The brachial plexus block is a safe medical procedure but, as with any procedure, it has risks as well as benefits. To minimize the chance of complications, we ask that you follow a few simple guidelines:
Do not eat or drink anything for 6 hours prior to the procedure.
It is required that you be accompanied to and from the office by a responsible adult driver. Most likely you will be offered a small dose of intravenous medication during the procedure which will act to not only decrease anxiety, but provide you some relief from the minor discomfort of the procedure itself. This intravenous medication that you receive will impair your driving ability; therefore, it is imperative that you be accompanied by a responsible adult driver.
What happens during the procedure?
First, an intravenous line will be placed, generally in your hand. We will then bring you to the operating room and place several monitors on you, such as a heart, blood pressure and a pulse monitor. These will enable us to monitor your vital signs throughout the procedure. Following placement of the monitors we will begin to give you some intravenous medication in order to decrease anxiety, as well as provide you with some pain relief.
After cleaning a small patch of your skin in the region of your neck, your collar bone or your upper arm, the local anesthetic is injected into the skin to decrease any pain associated with the performance of this procedure. After exact placement of the needle is confirmed, your physician will administer the medication through a small needle. If you and your physician had decided pre-operatively to place a catheter for more continuous administration of medication after the procedure, this will then be placed in the proper position. The procedure itself usually lasts 20 minutes. Occasionally, patients describe a recurrence of their normal arm or shoulder pain during the administration of the medication. This is viewed as a reassuring sign that the medication is going to the right place and the sensation should disappear very quickly.
What happens afterwards?
After the brachial plexus block is performed, we will continue to monitor you in the recovery room for 30 to 40 minutes. If there are no signs of any problems, you will be discharged. If you have any questions after your procedure, please contact our office.
What should I expect from this procedure?

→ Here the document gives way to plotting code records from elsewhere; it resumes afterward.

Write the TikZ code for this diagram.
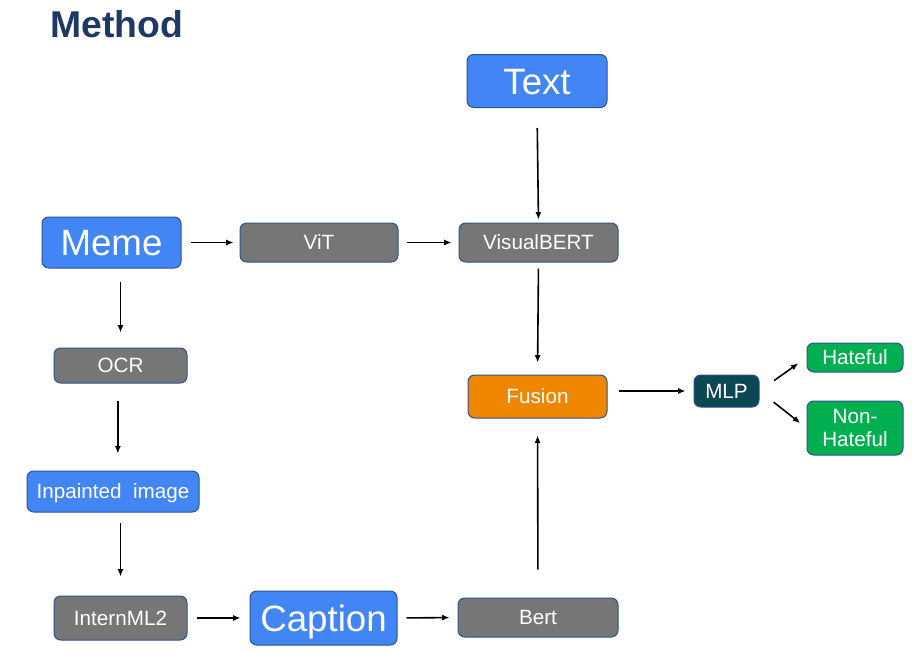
\documentclass[tikz,border=0pt]{standalone}
\usepackage{fontspec}
\setmainfont{Liberation Sans}
\definecolor{titlenavy}{RGB}{31, 56, 100}
\definecolor{edgenavy}{RGB}{47, 82, 143}
\definecolor{boxblue}{RGB}{66, 133, 244}
\definecolor{boxgrey}{RGB}{118, 118, 118}
\definecolor{fuseorange}{RGB}{238, 134, 0}
\definecolor{mlpteal}{RGB}{12, 71, 84}
\definecolor{outgreen}{RGB}{0, 176, 80}
\usetikzlibrary{arrows.meta, positioning, calc}

\begin{document}
\begin{tikzpicture}[x=0.75pt, y=-0.75pt,
  box/.style={draw=edgenavy, line width=0.75pt, rounded corners=5pt, text=white,
    inner sep=0pt, align=center, text height=11.2pt, text depth=0pt,
    font=\fontsize{15.5}{17}\selectfont},
  bluebox/.style={box, fill=boxblue},
  greybox/.style={box, fill=boxgrey},
  bigtext/.style={font=\fontsize{27.5}{30}\selectfont, text height=19.8pt},
  flow/.style={-{Latex[length=5.5pt, width=4.5pt]}, black, line width=1.2pt}]
  \useasboundingbox (0, 0) rectangle (921, 654);

  % Title
  \node[anchor=base west, inner sep=0pt, text=titlenavy,
    font=\fontsize{28}{30}\selectfont\bfseries] (title) at (50, 37) {Method};

  % Inputs
  \node[bluebox, bigtext, minimum width=105pt, minimum height=39.75pt] (text) at (537, 81) {Text};
  \node[bluebox, bigtext, minimum width=104.25pt, minimum height=38.25pt] (meme) at (111.5, 242.5) {Meme};

  % Image branch
  \node[greybox, minimum width=118.5pt, minimum height=29.25pt] (vit) at (319, 242.5) {ViT};
  \node[greybox, minimum width=119.25pt, minimum height=29.25pt] (vbert) at (538.5, 242.5) {VisualBERT};

  % Caption branch
  \node[greybox, minimum width=99.75pt, minimum height=26.25pt] (ocr) at (120.5, 365.5) {OCR};
  \node[bluebox, minimum width=129pt, minimum height=30.75pt] (inpaint) at (113, 491.5) {Inpainted\ \ image};
  \node[greybox, minimum width=99.75pt, minimum height=33pt] (internml) at (120.5, 618) {InternML2};
  \node[bluebox, bigtext, minimum width=110.25pt, minimum height=40.5pt] (caption) at (323.5, 618) {Caption};
  \node[greybox, minimum width=120pt, minimum height=29.25pt] (bert) at (538, 617.5) {Bert};

  % Fusion and classifier
  \node[box, fill=fuseorange, minimum width=104.25pt, minimum height=32.25pt] (fusion) at (537.5, 396.5) {Fusion};
  \node[box, fill=mlpteal, minimum width=48.75pt, minimum height=24pt] (mlp) at (726.5, 391) {MLP};
  \node[box, fill=outgreen, minimum width=72pt, minimum height=21.75pt] (hateful) at (855, 357.5) {Hateful};
  \node[box, fill=outgreen, text height=, text depth=, minimum width=72pt, minimum height=40.5pt] (nonhateful) at (855, 428) {Non-\\Hateful};

  % Arrows
  \draw[flow, shorten <=15pt, shorten >=2.25pt] (text.south) -- (vbert.north);
  \draw[flow, shorten <=6.75pt, shorten >=4.5pt] (meme.east) -- (vit.west);
  \draw[flow, shorten <=6pt, shorten >=5.25pt] (vit.east) -- (vbert.west);
  \draw[flow, shorten <=4.5pt, shorten >=9pt] (vbert.south) -- (fusion.north);
  \draw[flow, shorten <=9.75pt, shorten >=11.25pt] (meme.south -| ocr.north) -- (ocr.north);
  \draw[flow, shorten <=12.75pt, shorten >=12.75pt] ([xshift=-2pt]ocr.south) -- ([xshift=-2pt]ocr.south |- inpaint.north);
  \draw[flow, shorten <=7.5pt, shorten >=14.25pt] (internml.north |- inpaint.south) -- (internml.north);
  \draw[flow, shorten <=6.75pt, shorten >=6.75pt] (internml.east) -- (caption.west);
  \draw[flow, shorten <=6.75pt, shorten >=6pt] (caption.east) -- (bert.west);
  \draw[flow, shorten <=21pt, shorten >=12.75pt] (bert.north) -- (fusion.south);
  \draw[flow, shorten <=8.25pt, shorten >=6pt] (fusion.east |- mlp.west) -- (mlp.west);
  \draw[flow, shorten <=13.5pt, shorten >=7.5pt] (mlp.east) -- (hateful.west);
  \draw[flow, shorten <=13.5pt, shorten >=6pt] (mlp.east) -- (nonhateful.west);
\end{tikzpicture}
\end{document}
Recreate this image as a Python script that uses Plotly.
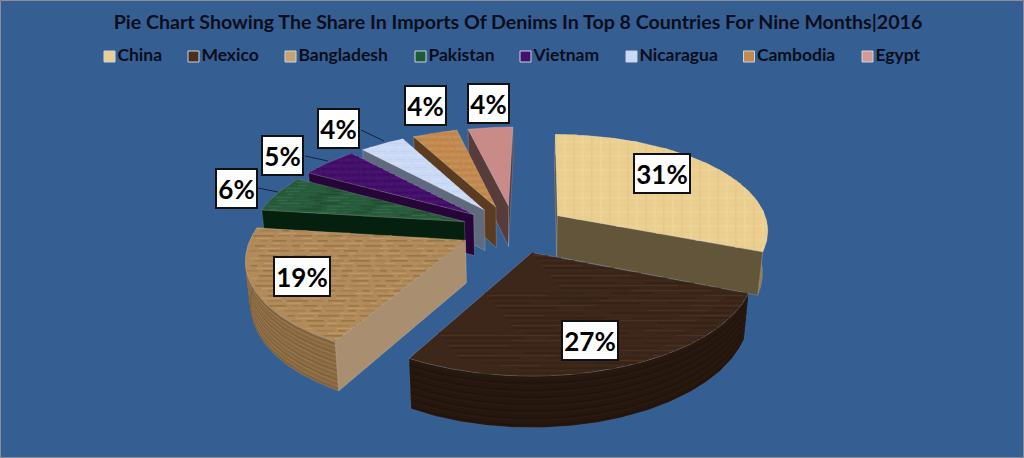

A dose of local anesthetic will be administered through a small needle into an area either located in your neck, above your collar bone, or in the upper part of your arm. Your physician then may place a small catheter into one of these locations. This would have been discussed with you prior to the procedure and would enable administering a more continuous delivery of medicine. In some instances, despite the medicine being administered to the appropriate location, the patient is not experiencing any pain relief. Although this is unfortunate, it may give your doctor some valuable information.
What possible side effects might I see?
Occasionally patients will describe recurrence of their normal arm or shoulder pain during administration of the medication. This is viewed as a reassuring sign that the medication is going to the right place and the sensation usually disappears very quickly. Other possible risks of this procedure include bleeding, infection, or the injection of medication into a blood vessel which potentially can cause seizures. These risks are extremely rare, and your physicians will be continually monitoring your vital signs in order to guard against these complications.
What should I do if any problems develop after I leave the hospital?
If you have any questions after the procedure, please contact our office.
Post procedural instructions
These will be provided for you, in further detail, by the recovery room nurse prior to your discharge. These instructions should include: no driving or operating heavy machinery for 24 hours after the procedure. This is recommended secondary to the fact that you have received intravenous medication during a procedure which may impair your ability to perform these tasks.
In addition, some patients notice weakness in the arm or shoulder that has been “blocked.” It is important, therefore, for you not to attempt to lift heavy objects with this arm for 12 to 24 hours after the procedure.